_What needs to be done_. Leave out any pictures and transcribe all other data below exactly.

_Given data_.
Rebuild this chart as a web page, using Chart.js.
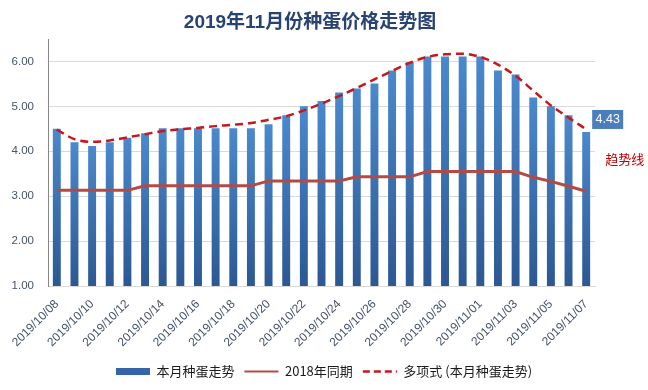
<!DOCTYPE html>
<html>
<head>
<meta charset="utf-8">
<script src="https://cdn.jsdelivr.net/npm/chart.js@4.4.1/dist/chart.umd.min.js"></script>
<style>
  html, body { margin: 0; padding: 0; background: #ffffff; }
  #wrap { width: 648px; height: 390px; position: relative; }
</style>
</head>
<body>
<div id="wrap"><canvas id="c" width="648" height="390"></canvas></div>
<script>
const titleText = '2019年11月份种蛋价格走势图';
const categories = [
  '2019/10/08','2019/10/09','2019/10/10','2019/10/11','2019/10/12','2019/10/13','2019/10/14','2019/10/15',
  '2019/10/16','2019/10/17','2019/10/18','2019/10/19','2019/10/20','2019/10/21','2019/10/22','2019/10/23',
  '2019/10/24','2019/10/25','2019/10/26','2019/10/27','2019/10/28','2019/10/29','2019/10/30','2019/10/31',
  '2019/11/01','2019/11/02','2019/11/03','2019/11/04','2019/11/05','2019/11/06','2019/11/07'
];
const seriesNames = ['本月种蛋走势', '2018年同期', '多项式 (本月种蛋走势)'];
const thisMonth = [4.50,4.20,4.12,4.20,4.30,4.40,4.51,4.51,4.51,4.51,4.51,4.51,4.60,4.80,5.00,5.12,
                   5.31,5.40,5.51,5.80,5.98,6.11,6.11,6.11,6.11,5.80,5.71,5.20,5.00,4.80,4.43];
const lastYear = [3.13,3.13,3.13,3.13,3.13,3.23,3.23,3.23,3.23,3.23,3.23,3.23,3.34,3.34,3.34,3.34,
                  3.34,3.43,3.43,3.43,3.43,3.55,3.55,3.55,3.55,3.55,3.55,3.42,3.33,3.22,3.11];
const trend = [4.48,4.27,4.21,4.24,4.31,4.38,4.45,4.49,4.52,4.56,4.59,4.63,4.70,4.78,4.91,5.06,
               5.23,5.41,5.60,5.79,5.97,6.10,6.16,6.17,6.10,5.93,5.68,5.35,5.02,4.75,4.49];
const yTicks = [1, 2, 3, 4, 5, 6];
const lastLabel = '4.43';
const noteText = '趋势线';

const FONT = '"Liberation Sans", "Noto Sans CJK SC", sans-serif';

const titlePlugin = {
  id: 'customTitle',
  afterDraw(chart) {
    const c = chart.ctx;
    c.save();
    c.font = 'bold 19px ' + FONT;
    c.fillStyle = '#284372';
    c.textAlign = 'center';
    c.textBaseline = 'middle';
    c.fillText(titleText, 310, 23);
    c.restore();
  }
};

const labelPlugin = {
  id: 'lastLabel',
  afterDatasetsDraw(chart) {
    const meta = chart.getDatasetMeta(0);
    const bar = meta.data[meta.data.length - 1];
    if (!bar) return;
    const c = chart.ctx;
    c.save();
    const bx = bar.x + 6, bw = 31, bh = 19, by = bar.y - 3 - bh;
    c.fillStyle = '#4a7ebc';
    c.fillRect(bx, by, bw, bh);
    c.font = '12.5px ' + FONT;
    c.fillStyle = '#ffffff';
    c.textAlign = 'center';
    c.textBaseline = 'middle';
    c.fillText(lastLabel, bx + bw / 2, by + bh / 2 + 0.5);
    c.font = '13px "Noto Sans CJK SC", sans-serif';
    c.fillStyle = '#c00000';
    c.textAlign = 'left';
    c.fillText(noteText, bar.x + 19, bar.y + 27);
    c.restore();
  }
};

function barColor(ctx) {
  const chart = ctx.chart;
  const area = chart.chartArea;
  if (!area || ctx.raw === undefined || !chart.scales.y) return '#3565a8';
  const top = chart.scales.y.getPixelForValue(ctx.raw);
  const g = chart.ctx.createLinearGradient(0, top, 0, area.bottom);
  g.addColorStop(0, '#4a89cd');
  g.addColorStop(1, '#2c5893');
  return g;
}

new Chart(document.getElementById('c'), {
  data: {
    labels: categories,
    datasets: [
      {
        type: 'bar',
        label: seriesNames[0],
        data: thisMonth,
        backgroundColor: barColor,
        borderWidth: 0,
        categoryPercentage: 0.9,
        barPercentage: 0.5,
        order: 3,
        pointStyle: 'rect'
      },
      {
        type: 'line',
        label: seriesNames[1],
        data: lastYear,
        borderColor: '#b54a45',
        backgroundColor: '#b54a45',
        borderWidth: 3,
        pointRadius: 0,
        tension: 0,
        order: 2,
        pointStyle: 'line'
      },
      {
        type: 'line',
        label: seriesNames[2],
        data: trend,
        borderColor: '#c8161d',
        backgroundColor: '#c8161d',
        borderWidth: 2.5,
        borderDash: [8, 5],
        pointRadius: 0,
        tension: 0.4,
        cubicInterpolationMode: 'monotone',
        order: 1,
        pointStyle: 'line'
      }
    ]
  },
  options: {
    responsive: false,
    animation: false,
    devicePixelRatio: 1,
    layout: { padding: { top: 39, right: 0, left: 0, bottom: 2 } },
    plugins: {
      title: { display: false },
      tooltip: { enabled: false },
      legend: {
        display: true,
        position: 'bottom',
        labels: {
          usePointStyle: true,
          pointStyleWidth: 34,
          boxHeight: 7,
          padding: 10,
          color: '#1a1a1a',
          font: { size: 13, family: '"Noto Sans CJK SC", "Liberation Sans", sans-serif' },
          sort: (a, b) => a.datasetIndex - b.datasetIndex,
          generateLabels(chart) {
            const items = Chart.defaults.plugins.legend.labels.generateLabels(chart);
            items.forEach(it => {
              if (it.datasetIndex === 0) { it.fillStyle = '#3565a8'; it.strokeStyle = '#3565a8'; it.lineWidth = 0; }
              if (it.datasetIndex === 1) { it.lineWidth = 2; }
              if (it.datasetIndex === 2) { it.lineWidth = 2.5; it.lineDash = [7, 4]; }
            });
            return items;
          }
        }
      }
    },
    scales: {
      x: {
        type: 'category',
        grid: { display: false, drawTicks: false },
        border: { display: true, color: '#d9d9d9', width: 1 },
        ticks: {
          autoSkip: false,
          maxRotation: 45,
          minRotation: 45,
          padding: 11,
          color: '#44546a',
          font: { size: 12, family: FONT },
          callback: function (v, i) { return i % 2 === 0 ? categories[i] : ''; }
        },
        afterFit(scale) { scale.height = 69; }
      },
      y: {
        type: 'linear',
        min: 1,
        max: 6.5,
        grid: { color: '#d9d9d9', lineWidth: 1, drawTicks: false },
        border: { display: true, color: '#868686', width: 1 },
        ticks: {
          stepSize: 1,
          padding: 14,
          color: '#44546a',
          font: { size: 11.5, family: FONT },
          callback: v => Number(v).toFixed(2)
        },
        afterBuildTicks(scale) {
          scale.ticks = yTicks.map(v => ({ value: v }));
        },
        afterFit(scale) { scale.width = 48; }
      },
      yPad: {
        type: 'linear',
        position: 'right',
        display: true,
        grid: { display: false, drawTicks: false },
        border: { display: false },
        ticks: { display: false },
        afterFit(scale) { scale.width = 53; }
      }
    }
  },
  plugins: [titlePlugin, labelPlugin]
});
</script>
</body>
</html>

_Exercise output_.
Rebuild this chart as a web page, using Chart.js.
<!DOCTYPE html>
<html>
<head>
<meta charset="utf-8">
<script src="https://cdn.jsdelivr.net/npm/chart.js@4.4.1/dist/chart.umd.min.js"></script>
<style>
  html, body { margin: 0; padding: 0; background: #ffffff; }
  #wrap { width: 648px; height: 390px; position: relative; }
</style>
</head>
<body>
<div id="wrap"><canvas id="c" width="648" height="390"></canvas></div>
<script>
const titleText = '2019年11月份种蛋价格走势图';
const categories = [
  '2019/10/08','2019/10/09','2019/10/10','2019/10/11','2019/10/12','2019/10/13','2019/10/14','2019/10/15',
  '2019/10/16','2019/10/17','2019/10/18','2019/10/19','2019/10/20','2019/10/21','2019/10/22','2019/10/23',
  '2019/10/24','2019/10/25','2019/10/26','2019/10/27','2019/10/28','2019/10/29','2019/10/30','2019/10/31',
  '2019/11/01','2019/11/02','2019/11/03','2019/11/04','2019/11/05','2019/11/06','2019/11/07'
];
const seriesNames = ['本月种蛋走势', '2018年同期', '多项式 (本月种蛋走势)'];
const thisMonth = [4.50,4.20,4.12,4.20,4.30,4.40,4.51,4.51,4.51,4.51,4.51,4.51,4.60,4.80,5.00,5.12,
                   5.31,5.40,5.51,5.80,5.98,6.11,6.11,6.11,6.11,5.80,5.71,5.20,5.00,4.80,4.43];
const lastYear = [3.13,3.13,3.13,3.13,3.13,3.23,3.23,3.23,3.23,3.23,3.23,3.23,3.34,3.34,3.34,3.34,
                  3.34,3.43,3.43,3.43,3.43,3.55,3.55,3.55,3.55,3.55,3.55,3.42,3.33,3.22,3.11];
const trend = [4.48,4.27,4.21,4.24,4.31,4.38,4.45,4.49,4.52,4.56,4.59,4.63,4.70,4.78,4.91,5.06,
               5.23,5.41,5.60,5.79,5.97,6.10,6.16,6.17,6.10,5.93,5.68,5.35,5.02,4.75,4.49];
const yTicks = [1, 2, 3, 4, 5, 6];
const lastLabel = '4.43';
const noteText = '趋势线';

const FONT = '"Liberation Sans", "Noto Sans CJK SC", sans-serif';

const titlePlugin = {
  id: 'customTitle',
  afterDraw(chart) {
    const c = chart.ctx;
    c.save();
    c.font = 'bold 19px ' + FONT;
    c.fillStyle = '#284372';
    c.textAlign = 'center';
    c.textBaseline = 'middle';
    c.fillText(titleText, 310, 23);
    c.restore();
  }
};

const labelPlugin = {
  id: 'lastLabel',
  afterDatasetsDraw(chart) {
    const meta = chart.getDatasetMeta(0);
    const bar = meta.data[meta.data.length - 1];
    if (!bar) return;
    const c = chart.ctx;
    c.save();
    const bx = bar.x + 6, bw = 31, bh = 19, by = bar.y - 3 - bh;
    c.fillStyle = '#4a7ebc';
    c.fillRect(bx, by, bw, bh);
    c.font = '12.5px ' + FONT;
    c.fillStyle = '#ffffff';
    c.textAlign = 'center';
    c.textBaseline = 'middle';
    c.fillText(lastLabel, bx + bw / 2, by + bh / 2 + 0.5);
    c.font = '13px "Noto Sans CJK SC", sans-serif';
    c.fillStyle = '#c00000';
    c.textAlign = 'left';
    c.fillText(noteText, bar.x + 19, bar.y + 27);
    c.restore();
  }
};

function barColor(ctx) {
  const chart = ctx.chart;
  const area = chart.chartArea;
  if (!area || ctx.raw === undefined || !chart.scales.y) return '#3565a8';
  const top = chart.scales.y.getPixelForValue(ctx.raw);
  const g = chart.ctx.createLinearGradient(0, top, 0, area.bottom);
  g.addColorStop(0, '#4a89cd');
  g.addColorStop(1, '#2c5893');
  return g;
}

new Chart(document.getElementById('c'), {
  data: {
    labels: categories,
    datasets: [
      {
        type: 'bar',
        label: seriesNames[0],
        data: thisMonth,
        backgroundColor: barColor,
        borderWidth: 0,
        categoryPercentage: 0.9,
        barPercentage: 0.5,
        order: 3,
        pointStyle: 'rect'
      },
      {
        type: 'line',
        label: seriesNames[1],
        data: lastYear,
        borderColor: '#b54a45',
        backgroundColor: '#b54a45',
        borderWidth: 3,
        pointRadius: 0,
        tension: 0,
        order: 2,
        pointStyle: 'line'
      },
      {
        type: 'line',
        label: seriesNames[2],
        data: trend,
        borderColor: '#c8161d',
        backgroundColor: '#c8161d',
        borderWidth: 2.5,
        borderDash: [8, 5],
        pointRadius: 0,
        tension: 0.4,
        cubicInterpolationMode: 'monotone',
        order: 1,
        pointStyle: 'line'
      }
    ]
  },
  options: {
    responsive: false,
    animation: false,
    devicePixelRatio: 1,
    layout: { padding: { top: 39, right: 0, left: 0, bottom: 2 } },
    plugins: {
      title: { display: false },
      tooltip: { enabled: false },
      legend: {
        display: true,
        position: 'bottom',
        labels: {
          usePointStyle: true,
          pointStyleWidth: 34,
          boxHeight: 7,
          padding: 10,
          color: '#1a1a1a',
          font: { size: 13, family: '"Noto Sans CJK SC", "Liberation Sans", sans-serif' },
          sort: (a, b) => a.datasetIndex - b.datasetIndex,
          generateLabels(chart) {
            const items = Chart.defaults.plugins.legend.labels.generateLabels(chart);
            items.forEach(it => {
              if (it.datasetIndex === 0) { it.fillStyle = '#3565a8'; it.strokeStyle = '#3565a8'; it.lineWidth = 0; }
              if (it.datasetIndex === 1) { it.lineWidth = 2; }
              if (it.datasetIndex === 2) { it.lineWidth = 2.5; it.lineDash = [7, 4]; }
            });
            return items;
          }
        }
      }
    },
    scales: {
      x: {
        type: 'category',
        grid: { display: false, drawTicks: false },
        border: { display: true, color: '#d9d9d9', width: 1 },
        ticks: {
          autoSkip: false,
          maxRotation: 45,
          minRotation: 45,
          padding: 11,
          color: '#44546a',
          font: { size: 12, family: FONT },
          callback: function (v, i) { return i % 2 === 0 ? categories[i] : ''; }
        },
        afterFit(scale) { scale.height = 69; }
      },
      y: {
        type: 'linear',
        min: 1,
        max: 6.5,
        grid: { color: '#d9d9d9', lineWidth: 1, drawTicks: false },
        border: { display: true, color: '#868686', width: 1 },
        ticks: {
          stepSize: 1,
          padding: 14,
          color: '#44546a',
          font: { size: 11.5, family: FONT },
          callback: v => Number(v).toFixed(2)
        },
        afterBuildTicks(scale) {
          scale.ticks = yTicks.map(v => ({ value: v }));
        },
        afterFit(scale) { scale.width = 48; }
      },
      yPad: {
        type: 'linear',
        position: 'right',
        display: true,
        grid: { display: false, drawTicks: false },
        border: { display: false },
        ticks: { display: false },
        afterFit(scale) { scale.width = 53; }
      }
    }
  },
  plugins: [titlePlugin, labelPlugin]
});
</script>
</body>
</html>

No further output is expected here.